Even my mimsy leftist friends don’t care that prisoners can’t vote

issue 08 December 2012

I mean, honestly. What kind of mimsy, soggy-spined, weak-kneed, faffing, lentil-eating, self-loathing, lefty north London ninny gives a damn that prisoners don’t have the vote? Pretty much my entire social circle could be described in such terms (as mimsy ninnies and suchlike, not as prisoners) and nobody gives a flying monkey’s. I had a conversation about it with Jeremy Hardy on the News Quiz, for God’s sake, and even he was a bit ‘meh’. So how has this become an issue? What madness has taken root?

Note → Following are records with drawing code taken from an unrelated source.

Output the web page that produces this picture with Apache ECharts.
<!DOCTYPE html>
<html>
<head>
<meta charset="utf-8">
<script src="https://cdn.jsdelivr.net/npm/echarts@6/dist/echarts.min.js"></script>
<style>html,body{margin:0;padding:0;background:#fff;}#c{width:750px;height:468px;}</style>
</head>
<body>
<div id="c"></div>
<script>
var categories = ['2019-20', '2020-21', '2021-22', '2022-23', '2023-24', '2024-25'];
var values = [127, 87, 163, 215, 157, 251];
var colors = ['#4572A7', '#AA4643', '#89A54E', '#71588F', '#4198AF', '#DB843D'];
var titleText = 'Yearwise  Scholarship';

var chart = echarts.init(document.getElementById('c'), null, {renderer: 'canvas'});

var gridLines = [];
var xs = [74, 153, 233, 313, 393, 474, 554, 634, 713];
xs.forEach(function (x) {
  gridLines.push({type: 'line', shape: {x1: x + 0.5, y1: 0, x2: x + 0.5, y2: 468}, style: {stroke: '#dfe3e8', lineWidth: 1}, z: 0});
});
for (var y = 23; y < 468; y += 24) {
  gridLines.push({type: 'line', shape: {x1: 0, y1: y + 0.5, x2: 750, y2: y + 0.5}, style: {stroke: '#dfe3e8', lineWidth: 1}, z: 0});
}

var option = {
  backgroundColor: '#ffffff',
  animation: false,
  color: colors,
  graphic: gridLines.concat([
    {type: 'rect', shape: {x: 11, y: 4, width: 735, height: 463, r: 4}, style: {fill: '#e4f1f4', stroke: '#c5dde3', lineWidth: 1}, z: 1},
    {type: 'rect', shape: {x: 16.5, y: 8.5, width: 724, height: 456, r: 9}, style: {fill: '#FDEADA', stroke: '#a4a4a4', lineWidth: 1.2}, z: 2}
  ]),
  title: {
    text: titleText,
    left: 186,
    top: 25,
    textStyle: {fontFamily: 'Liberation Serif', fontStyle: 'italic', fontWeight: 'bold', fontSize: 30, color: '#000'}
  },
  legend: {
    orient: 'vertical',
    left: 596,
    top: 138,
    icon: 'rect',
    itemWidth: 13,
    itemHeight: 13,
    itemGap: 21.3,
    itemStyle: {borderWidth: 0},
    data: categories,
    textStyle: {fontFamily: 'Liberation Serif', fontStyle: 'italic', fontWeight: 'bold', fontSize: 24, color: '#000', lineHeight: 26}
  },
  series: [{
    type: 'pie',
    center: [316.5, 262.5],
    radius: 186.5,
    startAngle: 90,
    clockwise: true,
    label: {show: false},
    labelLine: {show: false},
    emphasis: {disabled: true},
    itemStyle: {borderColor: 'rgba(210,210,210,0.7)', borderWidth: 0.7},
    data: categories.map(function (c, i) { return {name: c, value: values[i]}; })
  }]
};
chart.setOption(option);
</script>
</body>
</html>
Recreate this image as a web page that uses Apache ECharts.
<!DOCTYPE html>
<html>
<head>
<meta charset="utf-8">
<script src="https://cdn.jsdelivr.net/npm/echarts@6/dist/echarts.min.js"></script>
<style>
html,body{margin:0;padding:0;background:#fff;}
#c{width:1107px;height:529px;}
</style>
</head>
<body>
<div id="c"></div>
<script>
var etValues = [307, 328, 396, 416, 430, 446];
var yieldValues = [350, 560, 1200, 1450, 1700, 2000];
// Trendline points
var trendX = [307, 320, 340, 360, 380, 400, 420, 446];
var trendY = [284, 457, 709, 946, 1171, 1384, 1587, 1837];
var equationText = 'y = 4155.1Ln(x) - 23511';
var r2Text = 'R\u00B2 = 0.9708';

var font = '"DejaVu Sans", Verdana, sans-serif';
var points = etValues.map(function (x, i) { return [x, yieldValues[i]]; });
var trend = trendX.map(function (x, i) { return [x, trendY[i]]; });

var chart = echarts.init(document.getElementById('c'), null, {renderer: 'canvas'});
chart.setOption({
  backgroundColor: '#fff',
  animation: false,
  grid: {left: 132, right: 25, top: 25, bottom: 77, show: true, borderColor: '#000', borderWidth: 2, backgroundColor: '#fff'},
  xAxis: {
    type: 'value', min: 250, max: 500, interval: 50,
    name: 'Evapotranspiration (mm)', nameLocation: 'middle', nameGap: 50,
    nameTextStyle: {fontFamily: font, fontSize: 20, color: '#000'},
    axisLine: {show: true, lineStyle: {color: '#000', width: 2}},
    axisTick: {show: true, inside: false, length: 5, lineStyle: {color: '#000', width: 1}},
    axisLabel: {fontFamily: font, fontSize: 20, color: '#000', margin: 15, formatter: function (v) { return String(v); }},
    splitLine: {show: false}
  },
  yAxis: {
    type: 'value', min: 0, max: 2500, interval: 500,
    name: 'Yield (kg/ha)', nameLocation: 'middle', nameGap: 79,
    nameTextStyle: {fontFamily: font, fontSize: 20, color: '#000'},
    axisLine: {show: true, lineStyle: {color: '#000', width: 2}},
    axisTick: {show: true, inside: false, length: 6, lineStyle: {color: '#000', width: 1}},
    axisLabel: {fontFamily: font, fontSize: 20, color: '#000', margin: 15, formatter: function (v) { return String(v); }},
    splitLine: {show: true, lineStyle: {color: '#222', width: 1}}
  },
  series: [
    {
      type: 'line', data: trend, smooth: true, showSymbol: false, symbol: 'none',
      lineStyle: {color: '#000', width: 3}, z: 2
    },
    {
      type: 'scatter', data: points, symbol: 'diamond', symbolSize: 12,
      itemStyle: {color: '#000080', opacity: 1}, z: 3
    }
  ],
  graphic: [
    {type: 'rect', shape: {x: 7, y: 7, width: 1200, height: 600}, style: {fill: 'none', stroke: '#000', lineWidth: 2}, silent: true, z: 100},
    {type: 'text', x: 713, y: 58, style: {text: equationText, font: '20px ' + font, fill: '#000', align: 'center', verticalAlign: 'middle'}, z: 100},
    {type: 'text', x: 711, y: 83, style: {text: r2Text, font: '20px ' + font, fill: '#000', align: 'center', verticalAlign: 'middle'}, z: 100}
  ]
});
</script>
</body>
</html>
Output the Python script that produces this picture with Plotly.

Of all the things you can do when you aren’t in prison that you can’t do when you are, you’d think voting would come pretty low down. Freedom to change the TV channel, walks in the sunshine, the laughter of a child, the feel of the wind on your face, a pint in a pub, the chance of a sexual experience that isn’t with a 19-stone armed robber who wants to put you in a wig; all of these things I would miss. But the vote? Come off it. For most of my life, I’ve lived in safe Labour seats. I basically don’t have a vote anyway.

If prisoners could vote, an early problem is that of where they’d vote. Physically, obviously, they’d do it from their prisons. But for which constituencies? If it was for their home constituency, then they’d be electing a representative for a place in which they no longer lived, which is odd. Plus, you’d expect that high proportions of crime come from the same constituencies, so theirs could be a deciding vote. Would prospective MPs have to tour prisons seeking constituents? Lunacy. But, then again, if prisoners voted in the constituencies their prisons were in, then those constituencies would be prison-dominated. Which might be a bit annoying for all the people who actually, you know, use the buses and stuff.

Of course, none of this is really about logic, but about the opposite of logic, which is Europe.